Boudoir photography traditionally started as a gift brides could give to their husbands-to-be which is a concept that I admit I'm pretty allergic to but talking to Waneska, I realise it is really for the women themselves.
"The older women are the most confident ones," says Waneska who has photographed women in their sixties. "All women, they come for the same reason. They come for a boost of confidence, they are tired of not loving themselves. They want to see themselves as feminine and sexy again. It doesn't matter where you're from or your age or background, we all have the same insecurities. We women need to share what makes us sad and not love ourselves. We think we are the only ones, but we are all like that. Sharing makes us feel less alone."

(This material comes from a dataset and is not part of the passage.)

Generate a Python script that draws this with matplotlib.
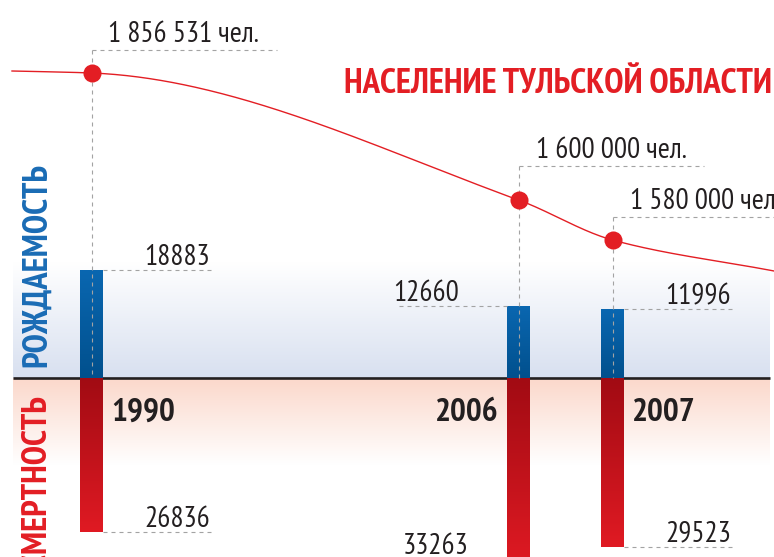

Finally, when I have stalled for long enough, Waneska claps her hands and tells me to show her my underwear. I put on the first set in the changing room, take a few deep breaths and skittishly skip out to the studio avoiding my reflection in the mirror. I am amazed at how instantly at ease I feel with Waneska and her camera. We laugh a lot and play with poses and in no time I completely forget that I'm nearly nude. The real revelation however, is the photographs themselves. I simply don't recognise myself. It's quite an emotional moment when I download the files later. Waneska doesn't photoshop or retouch the pictures, rather she plays with light and poses to capture the beauty of her subjects.
In my pictures, I see a woman I'd completely forgotten about, a woman who I have been cruel and pitiless towards many times over the last few years. Despite Waneska's bubbly presence, the pictures feel like a private moment captured. I feel no urge to show them to my husband, this simply isn't about him. It's about me reclaiming myself after a few lost years.